Given data:
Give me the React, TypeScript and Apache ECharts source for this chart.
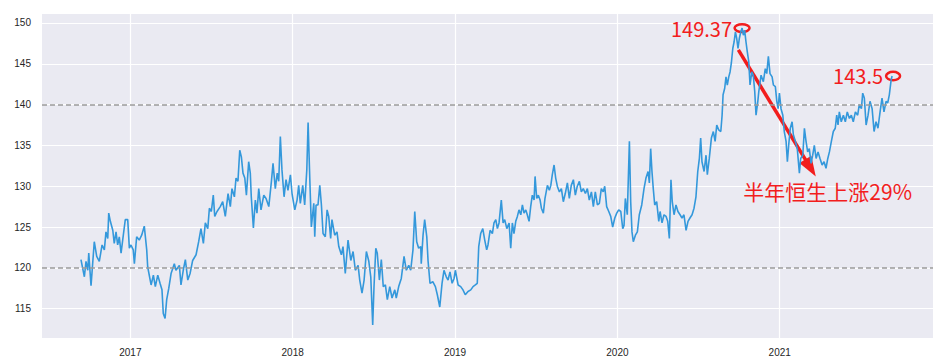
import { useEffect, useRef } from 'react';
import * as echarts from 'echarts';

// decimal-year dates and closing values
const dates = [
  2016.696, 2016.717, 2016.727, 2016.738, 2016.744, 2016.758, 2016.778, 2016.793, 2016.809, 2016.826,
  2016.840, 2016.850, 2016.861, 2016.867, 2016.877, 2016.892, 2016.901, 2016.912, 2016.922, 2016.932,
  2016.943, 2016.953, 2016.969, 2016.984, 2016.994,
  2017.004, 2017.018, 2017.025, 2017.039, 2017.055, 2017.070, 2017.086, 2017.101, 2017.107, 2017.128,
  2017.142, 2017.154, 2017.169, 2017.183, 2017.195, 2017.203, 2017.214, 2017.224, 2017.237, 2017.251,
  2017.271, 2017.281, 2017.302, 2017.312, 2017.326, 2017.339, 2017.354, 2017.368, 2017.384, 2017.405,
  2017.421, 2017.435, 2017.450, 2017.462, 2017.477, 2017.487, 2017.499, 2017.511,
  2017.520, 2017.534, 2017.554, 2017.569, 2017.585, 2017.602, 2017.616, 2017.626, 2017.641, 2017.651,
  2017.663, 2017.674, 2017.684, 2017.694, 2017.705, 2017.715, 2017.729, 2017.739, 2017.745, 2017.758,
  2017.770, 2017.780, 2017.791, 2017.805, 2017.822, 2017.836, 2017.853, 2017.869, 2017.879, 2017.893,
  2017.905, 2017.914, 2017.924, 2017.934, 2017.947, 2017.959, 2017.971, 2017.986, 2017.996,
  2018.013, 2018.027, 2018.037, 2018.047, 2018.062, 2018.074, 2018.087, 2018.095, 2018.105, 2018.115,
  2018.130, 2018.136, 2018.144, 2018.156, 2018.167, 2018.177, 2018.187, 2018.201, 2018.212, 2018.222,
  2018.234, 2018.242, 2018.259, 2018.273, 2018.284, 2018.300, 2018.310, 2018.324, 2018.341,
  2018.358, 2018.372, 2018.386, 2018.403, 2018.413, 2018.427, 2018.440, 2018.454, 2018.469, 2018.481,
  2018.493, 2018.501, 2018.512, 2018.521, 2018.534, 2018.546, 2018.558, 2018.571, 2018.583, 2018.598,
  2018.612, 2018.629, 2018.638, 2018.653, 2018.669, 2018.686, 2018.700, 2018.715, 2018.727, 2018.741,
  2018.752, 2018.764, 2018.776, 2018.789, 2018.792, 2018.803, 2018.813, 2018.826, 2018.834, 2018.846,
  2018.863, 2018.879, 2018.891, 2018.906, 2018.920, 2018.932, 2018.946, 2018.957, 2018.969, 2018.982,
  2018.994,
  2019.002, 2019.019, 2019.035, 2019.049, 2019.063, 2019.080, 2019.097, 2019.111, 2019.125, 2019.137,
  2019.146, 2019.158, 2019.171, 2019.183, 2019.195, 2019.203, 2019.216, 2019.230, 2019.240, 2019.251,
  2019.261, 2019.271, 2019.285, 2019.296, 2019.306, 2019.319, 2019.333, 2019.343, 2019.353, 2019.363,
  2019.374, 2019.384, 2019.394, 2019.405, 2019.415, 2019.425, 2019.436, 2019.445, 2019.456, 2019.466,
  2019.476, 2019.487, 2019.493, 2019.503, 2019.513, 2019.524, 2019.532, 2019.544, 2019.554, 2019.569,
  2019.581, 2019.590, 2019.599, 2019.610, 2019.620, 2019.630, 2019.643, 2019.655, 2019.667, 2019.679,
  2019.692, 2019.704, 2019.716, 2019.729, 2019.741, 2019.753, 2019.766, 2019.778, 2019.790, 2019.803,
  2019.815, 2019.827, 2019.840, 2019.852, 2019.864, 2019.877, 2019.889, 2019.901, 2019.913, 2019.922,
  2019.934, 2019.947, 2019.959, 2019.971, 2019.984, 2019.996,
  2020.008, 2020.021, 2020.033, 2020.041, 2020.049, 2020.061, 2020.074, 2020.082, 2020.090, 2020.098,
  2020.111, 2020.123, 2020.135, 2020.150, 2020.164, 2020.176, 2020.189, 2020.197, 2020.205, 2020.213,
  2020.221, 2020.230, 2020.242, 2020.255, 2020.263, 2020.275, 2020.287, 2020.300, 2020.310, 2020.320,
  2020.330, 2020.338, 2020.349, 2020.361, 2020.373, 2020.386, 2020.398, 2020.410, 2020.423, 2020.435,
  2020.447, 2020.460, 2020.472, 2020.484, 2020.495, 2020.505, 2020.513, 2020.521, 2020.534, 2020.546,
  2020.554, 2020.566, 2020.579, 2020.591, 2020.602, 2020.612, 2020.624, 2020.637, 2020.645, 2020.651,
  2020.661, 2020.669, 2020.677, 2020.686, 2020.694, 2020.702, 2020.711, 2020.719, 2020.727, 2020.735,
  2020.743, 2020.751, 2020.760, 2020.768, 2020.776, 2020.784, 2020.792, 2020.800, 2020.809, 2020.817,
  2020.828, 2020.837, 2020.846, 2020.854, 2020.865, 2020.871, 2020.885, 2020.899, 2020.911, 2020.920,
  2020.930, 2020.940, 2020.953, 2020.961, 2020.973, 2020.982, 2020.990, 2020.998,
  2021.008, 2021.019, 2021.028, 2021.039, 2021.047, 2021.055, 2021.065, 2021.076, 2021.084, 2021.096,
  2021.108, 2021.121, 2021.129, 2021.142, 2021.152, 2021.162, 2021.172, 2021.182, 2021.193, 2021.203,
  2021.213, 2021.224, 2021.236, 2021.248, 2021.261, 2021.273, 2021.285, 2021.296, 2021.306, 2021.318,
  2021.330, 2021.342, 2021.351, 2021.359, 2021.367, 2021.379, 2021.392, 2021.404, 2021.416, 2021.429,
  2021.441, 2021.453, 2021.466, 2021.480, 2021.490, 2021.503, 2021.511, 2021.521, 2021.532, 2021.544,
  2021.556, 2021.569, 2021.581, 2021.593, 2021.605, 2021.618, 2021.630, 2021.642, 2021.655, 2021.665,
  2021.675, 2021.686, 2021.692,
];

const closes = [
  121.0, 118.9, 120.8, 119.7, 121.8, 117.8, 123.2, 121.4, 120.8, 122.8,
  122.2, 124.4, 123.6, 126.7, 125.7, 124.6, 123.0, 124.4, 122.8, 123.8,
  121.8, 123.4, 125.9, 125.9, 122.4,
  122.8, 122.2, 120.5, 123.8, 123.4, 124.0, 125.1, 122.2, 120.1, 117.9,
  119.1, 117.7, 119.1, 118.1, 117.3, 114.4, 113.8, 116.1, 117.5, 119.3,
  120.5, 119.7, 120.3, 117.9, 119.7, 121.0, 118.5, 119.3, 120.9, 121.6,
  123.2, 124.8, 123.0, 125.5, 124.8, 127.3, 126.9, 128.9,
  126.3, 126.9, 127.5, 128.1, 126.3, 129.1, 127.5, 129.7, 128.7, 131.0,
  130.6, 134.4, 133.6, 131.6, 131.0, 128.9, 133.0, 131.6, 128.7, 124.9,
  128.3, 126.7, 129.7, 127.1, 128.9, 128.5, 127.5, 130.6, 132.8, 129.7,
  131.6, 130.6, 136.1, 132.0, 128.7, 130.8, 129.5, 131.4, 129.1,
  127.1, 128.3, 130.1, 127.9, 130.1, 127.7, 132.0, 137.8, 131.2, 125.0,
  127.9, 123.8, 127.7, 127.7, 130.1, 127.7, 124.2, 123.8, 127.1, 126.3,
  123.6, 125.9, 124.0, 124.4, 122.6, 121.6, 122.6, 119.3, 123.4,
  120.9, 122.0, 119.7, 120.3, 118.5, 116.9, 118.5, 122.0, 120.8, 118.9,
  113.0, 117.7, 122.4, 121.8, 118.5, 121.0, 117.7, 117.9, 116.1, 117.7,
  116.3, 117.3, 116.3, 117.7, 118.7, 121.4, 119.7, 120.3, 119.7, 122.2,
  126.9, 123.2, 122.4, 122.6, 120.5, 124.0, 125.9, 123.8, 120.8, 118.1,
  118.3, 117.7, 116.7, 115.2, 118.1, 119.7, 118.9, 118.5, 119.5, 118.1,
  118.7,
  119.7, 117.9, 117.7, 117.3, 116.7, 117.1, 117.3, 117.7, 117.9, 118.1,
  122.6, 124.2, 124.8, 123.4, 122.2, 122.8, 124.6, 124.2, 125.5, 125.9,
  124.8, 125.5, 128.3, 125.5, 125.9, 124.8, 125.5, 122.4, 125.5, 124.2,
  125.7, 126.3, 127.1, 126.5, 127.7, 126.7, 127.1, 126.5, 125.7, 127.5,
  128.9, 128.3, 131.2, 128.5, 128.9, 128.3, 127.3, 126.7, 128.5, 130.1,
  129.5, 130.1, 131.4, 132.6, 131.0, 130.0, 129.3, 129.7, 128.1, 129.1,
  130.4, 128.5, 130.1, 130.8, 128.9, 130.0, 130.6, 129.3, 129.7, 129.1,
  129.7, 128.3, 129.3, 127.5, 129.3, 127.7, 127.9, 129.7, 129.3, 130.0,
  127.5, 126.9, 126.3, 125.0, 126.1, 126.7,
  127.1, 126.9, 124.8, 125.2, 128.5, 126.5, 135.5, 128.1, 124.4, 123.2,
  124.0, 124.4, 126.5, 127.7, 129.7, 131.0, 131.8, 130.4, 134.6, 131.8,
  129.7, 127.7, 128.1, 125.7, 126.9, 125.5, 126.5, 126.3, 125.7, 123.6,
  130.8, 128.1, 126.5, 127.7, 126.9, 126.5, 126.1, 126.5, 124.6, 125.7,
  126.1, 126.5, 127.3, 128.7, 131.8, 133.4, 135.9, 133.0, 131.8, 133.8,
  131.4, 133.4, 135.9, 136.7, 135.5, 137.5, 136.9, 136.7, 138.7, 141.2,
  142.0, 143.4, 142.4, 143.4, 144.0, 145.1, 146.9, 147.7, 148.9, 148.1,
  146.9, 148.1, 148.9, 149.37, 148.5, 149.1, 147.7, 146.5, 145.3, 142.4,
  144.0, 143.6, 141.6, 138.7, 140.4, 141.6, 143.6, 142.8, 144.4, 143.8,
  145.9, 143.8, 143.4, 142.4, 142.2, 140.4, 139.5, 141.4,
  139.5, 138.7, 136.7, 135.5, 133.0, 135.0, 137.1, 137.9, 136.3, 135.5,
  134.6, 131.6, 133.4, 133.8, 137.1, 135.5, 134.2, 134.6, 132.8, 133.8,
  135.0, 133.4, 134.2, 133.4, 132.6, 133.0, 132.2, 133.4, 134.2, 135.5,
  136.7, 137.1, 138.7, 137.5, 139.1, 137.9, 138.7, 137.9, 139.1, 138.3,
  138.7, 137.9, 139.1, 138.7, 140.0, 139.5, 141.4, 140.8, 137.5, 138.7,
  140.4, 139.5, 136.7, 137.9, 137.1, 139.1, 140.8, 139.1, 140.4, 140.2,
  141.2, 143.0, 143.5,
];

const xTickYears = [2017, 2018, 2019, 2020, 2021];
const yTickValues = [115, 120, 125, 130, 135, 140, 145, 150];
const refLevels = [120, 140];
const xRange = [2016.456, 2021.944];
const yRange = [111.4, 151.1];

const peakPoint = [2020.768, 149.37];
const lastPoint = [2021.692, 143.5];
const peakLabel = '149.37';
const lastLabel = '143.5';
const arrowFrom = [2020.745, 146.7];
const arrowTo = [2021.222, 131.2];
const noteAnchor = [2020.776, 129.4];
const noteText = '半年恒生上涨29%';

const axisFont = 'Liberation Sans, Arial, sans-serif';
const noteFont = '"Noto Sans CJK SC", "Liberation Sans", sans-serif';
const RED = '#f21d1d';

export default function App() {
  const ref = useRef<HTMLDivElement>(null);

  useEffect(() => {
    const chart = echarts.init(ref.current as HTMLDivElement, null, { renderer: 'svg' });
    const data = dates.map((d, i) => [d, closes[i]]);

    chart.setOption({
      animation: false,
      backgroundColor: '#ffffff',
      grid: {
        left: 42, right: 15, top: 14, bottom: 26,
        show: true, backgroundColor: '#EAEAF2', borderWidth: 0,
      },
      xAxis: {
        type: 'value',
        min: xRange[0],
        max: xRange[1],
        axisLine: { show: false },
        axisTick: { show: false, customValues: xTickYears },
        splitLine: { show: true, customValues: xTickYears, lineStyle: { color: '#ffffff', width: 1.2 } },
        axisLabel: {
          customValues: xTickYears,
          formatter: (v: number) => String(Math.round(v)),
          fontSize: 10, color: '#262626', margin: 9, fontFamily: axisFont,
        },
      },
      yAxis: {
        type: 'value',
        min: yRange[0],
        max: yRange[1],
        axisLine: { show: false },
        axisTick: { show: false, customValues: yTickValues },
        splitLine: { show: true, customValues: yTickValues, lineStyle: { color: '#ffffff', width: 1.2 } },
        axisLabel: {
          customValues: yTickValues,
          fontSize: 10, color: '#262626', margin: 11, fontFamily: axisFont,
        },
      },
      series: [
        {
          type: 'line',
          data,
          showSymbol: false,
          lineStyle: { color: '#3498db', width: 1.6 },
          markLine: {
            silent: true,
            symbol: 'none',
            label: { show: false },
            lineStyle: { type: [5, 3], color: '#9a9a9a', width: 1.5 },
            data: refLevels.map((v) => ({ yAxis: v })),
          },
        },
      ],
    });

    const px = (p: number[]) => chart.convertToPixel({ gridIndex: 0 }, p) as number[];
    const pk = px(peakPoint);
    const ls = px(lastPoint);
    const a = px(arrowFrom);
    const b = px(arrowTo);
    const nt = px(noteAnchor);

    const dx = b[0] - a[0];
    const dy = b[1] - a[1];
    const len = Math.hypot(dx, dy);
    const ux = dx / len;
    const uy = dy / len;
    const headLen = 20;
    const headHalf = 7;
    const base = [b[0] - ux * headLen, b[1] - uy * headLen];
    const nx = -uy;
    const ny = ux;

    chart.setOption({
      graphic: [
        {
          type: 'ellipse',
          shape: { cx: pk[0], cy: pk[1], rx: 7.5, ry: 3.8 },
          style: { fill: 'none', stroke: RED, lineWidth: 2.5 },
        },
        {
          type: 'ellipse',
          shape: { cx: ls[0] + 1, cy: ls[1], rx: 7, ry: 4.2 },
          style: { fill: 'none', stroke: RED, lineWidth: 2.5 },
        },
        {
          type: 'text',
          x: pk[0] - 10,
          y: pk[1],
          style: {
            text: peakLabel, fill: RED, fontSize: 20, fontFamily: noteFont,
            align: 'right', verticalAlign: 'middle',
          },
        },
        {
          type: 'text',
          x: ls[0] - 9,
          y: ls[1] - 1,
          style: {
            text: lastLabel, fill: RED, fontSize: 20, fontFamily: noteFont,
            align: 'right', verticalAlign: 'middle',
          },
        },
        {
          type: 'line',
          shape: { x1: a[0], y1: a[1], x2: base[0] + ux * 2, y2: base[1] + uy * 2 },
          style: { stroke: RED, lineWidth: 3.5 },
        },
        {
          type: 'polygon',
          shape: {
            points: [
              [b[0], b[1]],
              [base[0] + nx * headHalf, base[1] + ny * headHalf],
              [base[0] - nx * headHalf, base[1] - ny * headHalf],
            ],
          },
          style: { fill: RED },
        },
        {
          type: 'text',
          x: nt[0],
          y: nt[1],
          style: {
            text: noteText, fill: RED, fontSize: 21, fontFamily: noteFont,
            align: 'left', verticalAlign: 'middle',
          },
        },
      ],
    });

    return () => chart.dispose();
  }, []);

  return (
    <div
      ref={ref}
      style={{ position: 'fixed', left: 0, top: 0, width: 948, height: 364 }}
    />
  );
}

Exercise: Write out again, exactly, the lines from the start of the listing up to the line containing "import * as echarts from 'echarts';", with both ends and without pictures.

Output:
Give me the React, TypeScript and Apache ECharts source for this chart.
import { useEffect, useRef } from 'react';
import * as echarts from 'echarts';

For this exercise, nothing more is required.